Ma cos’è questa patologia che fa ballare la glicemia? «È una malattia che ha una forma ereditaria e una che si manifesta indipendentemente dall’assetto genetico» continua il dottor Ferrara. «In tutti i casi, il problema è la scarsa produzione d’insulina, l’ormone che regola la concentrazione di glucosio nel sangue, scatenando pericolose oscillazioni. Bisogna tenere presente che gli zuccheri sono la benzina di primo impiego del nostro organismo. Se si abbassano troppo, la pressione scende, la testa inizia a girare, la mente perde lucidità. Se superano una certa soglia (80-100 mg/dl), si verifica un eccesso di energia che manda l’organismo in cortocircuito.
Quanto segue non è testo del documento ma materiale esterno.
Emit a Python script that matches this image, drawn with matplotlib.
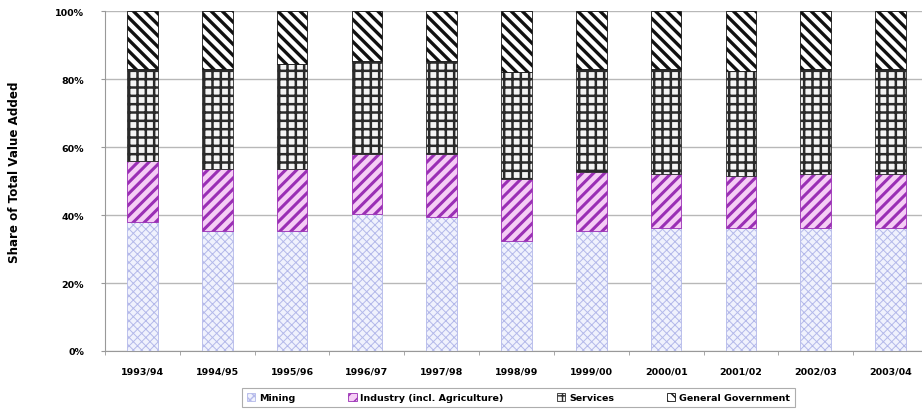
"""Stacked 100% bar chart: sector shares of total value added, 1993/94 - 2003/04."""

import numpy as np
import matplotlib
matplotlib.use("Agg")
import matplotlib.pyplot as plt
from matplotlib.ticker import FixedLocator, PercentFormatter

plt.rcParams["font.family"] = ["DejaVu Sans"]
plt.rcParams["font.weight"] = "bold"

years = ["1993/94", "1994/95", "1995/96", "1996/97", "1997/98", "1998/99",
         "1999/00", "2000/01", "2001/02", "2002/03", "2003/04"]
mining = [38.0, 35.3, 35.3, 40.3, 39.4, 32.4, 35.3, 36.2, 36.2, 36.2, 36.2]
industry = [17.9, 18.2, 18.2, 17.6, 18.5, 18.2, 17.3, 15.8, 15.3, 15.8, 15.8]
services = [27.0, 29.4, 30.9, 27.4, 27.4, 31.4, 30.3, 30.9, 30.9, 30.9, 30.9]
government = [17.1, 17.1, 15.6, 14.7, 14.7, 18.0, 17.1, 17.1, 17.6, 17.1, 17.1]

# name, values, fill, edge/hatch colour, hatch, hatch linewidth
series = [
    ("Mining", mining, "#f0f2fd", "#b4b9ea", "xxxx", 0.7),
    ("Industry (incl. Agriculture)", industry, "#f5cdf5", "#9a2fb5", "///", 2.2),
    ("Services", services, "#f4f4f4", "#2a2a2a", "++", 1.8),
    ("General Government", government, "#ffffff", "#111111", "\\\\\\", 2.4),
]

fig = plt.figure(figsize=(9.22, 4.10), dpi=100)
ax = fig.add_axes([105 / 922, 58 / 410, 823 / 922, 340 / 410])

x = np.arange(len(years))
bottom = np.zeros(len(years))
handles = []
for name, vals, face, edge, hatch, hlw in series:
    with plt.rc_context({"hatch.linewidth": hlw}):
        bars = ax.bar(x, vals, width=0.41, bottom=bottom, color=face,
                      edgecolor=edge, hatch=hatch, linewidth=0.6,
                      label=name, zorder=3)
    handles.append(bars)
    bottom += np.array(vals)

ax.set_xlim(-0.5, len(years) - 0.5)
ax.set_ylim(0, 100)
ax.yaxis.set_major_locator(FixedLocator([0, 20, 40, 60, 80, 100]))
ax.yaxis.set_major_formatter(PercentFormatter(decimals=0))
ax.grid(axis="y", color="#b8b8b8", linewidth=1.0, zorder=0)

ax.set_xticks(x)
ax.set_xticklabels(years, fontsize=6.8, fontweight="bold")
ax.set_xticks(np.arange(-0.5, len(years)), minor=True)
ax.tick_params(axis="x", which="major", length=0, pad=11)
ax.tick_params(axis="x", which="minor", length=3, color="#999999")
ax.tick_params(axis="y", length=3, color="#999999", labelsize=6.8, pad=12)
for lab in ax.get_yticklabels():
    lab.set_fontweight("bold")

for side in ["top", "right"]:
    ax.spines[side].set_visible(False)
for side in ["left", "bottom"]:
    ax.spines[side].set_color("#999999")

fig.text(15 / 922, 1 - 172 / 410, "Share of Total Value Added", rotation=90,
         ha="center", va="center", fontsize=8.6, fontweight="bold")

leg = fig.legend(handles=handles, loc="lower left",
                 bbox_to_anchor=(242 / 922, 2 / 410), ncol=4,
                 fontsize=6.8, frameon=True, fancybox=False,
                 handlelength=0.9, handleheight=0.9, handletextpad=0.4,
                 columnspacing=5.6, borderpad=0.5, borderaxespad=0)
leg.get_frame().set_edgecolor("#999999")
leg.get_frame().set_linewidth(0.8)

fig.savefig("out.png", dpi=100)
Come se fosse un’ubriacatura».

Il diabete si tiene sotto controllo. Con la diagnosi tempestiva, con farmaci di nuova generazione, con metodi di somministrazione dell’insulina sempre più sofisticati: diversi atleti diabetici hanno un dispositivo sottopelle che monitora la glicemia e, quando questa esce dal range ottimale, rilascia insulina. Ma anche l’esercizio fisico svolge un ruolo importante. «Non tutto, però: di sicuro non gli sforzi massimali, come i 100 metri piani o il sollevamento pesi» precisa il medico. «Serve un esercizio di tipo aerobio, di resistenza. Perfetto il ciclismo, dunque, ma anche la corsa o il nuoto». L’effetto di queste attività? In pratica, danno una regolata alla glicemia. «Scatenano una serie di fenomeni a livello sistemico, come il rilascio delle catecolamine, dell’adrenalina e della noradrenalina, che inducono anche la liberazione d’insulina. La buona notizia è che quest’azione permane per ore e giorni e quindi i benefici, se l’attività fisica è regolare, si mantengono nel tempo». Dati alla mano, i ragazzi del Fly Cycling Team seguiti dal Centro Diagnostico Italiano ricorrono meno all’insulina. E vivono meglio.

Restano due tabù da sfatare. Primo: il potere dello sport vale solo per i diabetici. «Macché! Anche chi ha avuto un infarto ischemico, se non è di quelli più gravi, deve curarsi con l’esercizio: in questo modo, il tessuto cardiaco danneggiato viene supportato meglio da quello sano, reso più forte dall’allenamento» spiega il dottore. Secondo tabù (tanto amato dai pigri cronici): perché fare fatica? In fondo, contro le malattie non possiamo farci niente… «Errore!» conclude il dottor Ferrara. «La comunità scientifica non ha dubbi: lo sport di resistenza aiuta anche a prevenire le malattie croniche». Lo dimostra lo studio The Benefit of Cycling della European Cyclists’ Federation (ECF), secondo cui l’incremento dell’uso delle due ruote può far risparmiare ogni anno all’Europa circa 73 miliardi di euro per effetto della riduzione della spesa sanitaria e altri 735 milioni grazie alla diminuzione dell’inquinamento ambientale e acustico. È l’altro super potere, oltre a quello salvavita, della bicicletta.